Unable to move Mr. Lund watched a tall man come toward the shadows which hid Gipsey Lee.
“We ought to warn him,” Mr. Lund protested.
“Not on your life,” he was told. “This time it is punishment, not murder. She saved his life and he deserted her. Pereira’s pretending to be drunk. I wonder why. He dare not touch a drop because he has Bright’s disease in the last stages.”
A minute later Mr. Lund, indignant and commanding as his inches permitted, was shaking an angry finger at his host.
“You’ve no right to frighten me,” he exclaimed, “with your Gipsey Lee and Pereira when it was only poor Mrs. Clarke waiting for that drunken scamp of a husband who spends all he earns at the corner saloon.”

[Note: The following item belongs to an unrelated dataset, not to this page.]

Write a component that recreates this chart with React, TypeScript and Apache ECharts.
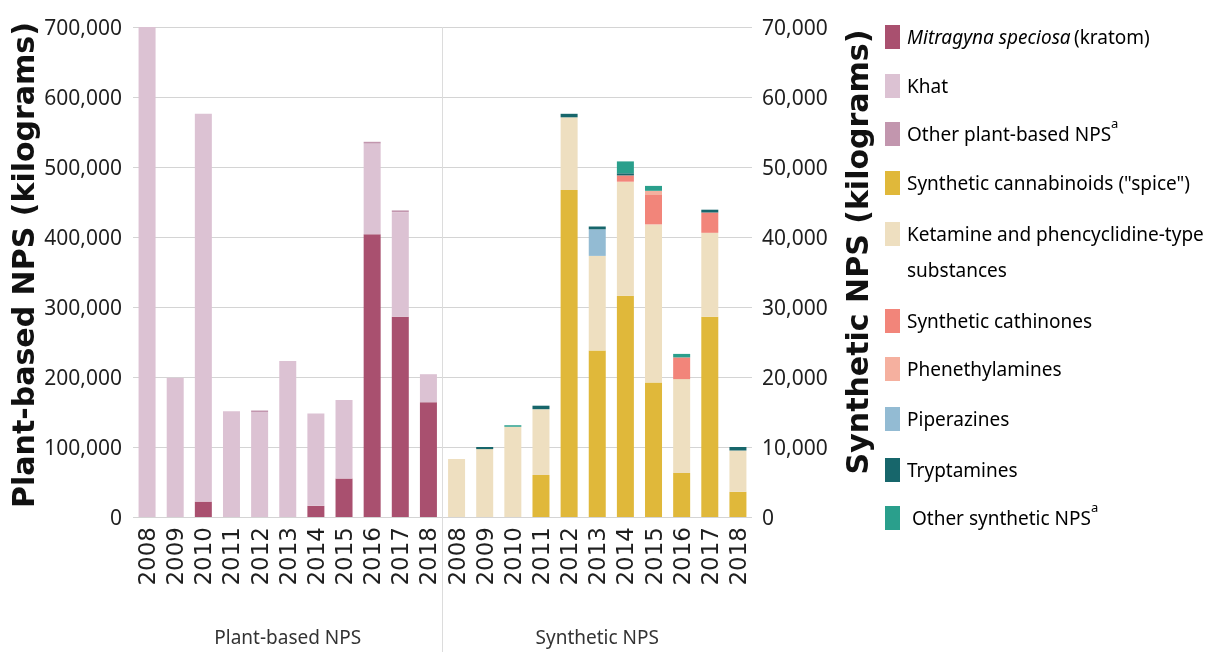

Heavy steps passed along the passage. It was Clarke making his bedward way to his wife’s verbal accompaniment.
“You ought to be pleased to get a thrill like that for nothing,” said Anthony Trent laughing. “I’d pay good money for it.”
“I don’t like it,” Mr. Lund insisted. “I thought you meant it.”
“I did,” the other asserted, “for the moment. New York is full of such stories and if they don’t happen in this street they happen in another. They always happen after midnight and I’ve got to put them down on the old machine. Somewhere a Gipsey Lee is waiting for a defaulting South American banker or a Captain Despard is planning to get a priceless stone, or a humbler Vierick plotting to climb into an inviting window, or some one like your boyhood chum Blodgett planning to get his hands around some one’s throat.”
Anthony Trent leaned from the window and breathed in the soft night air.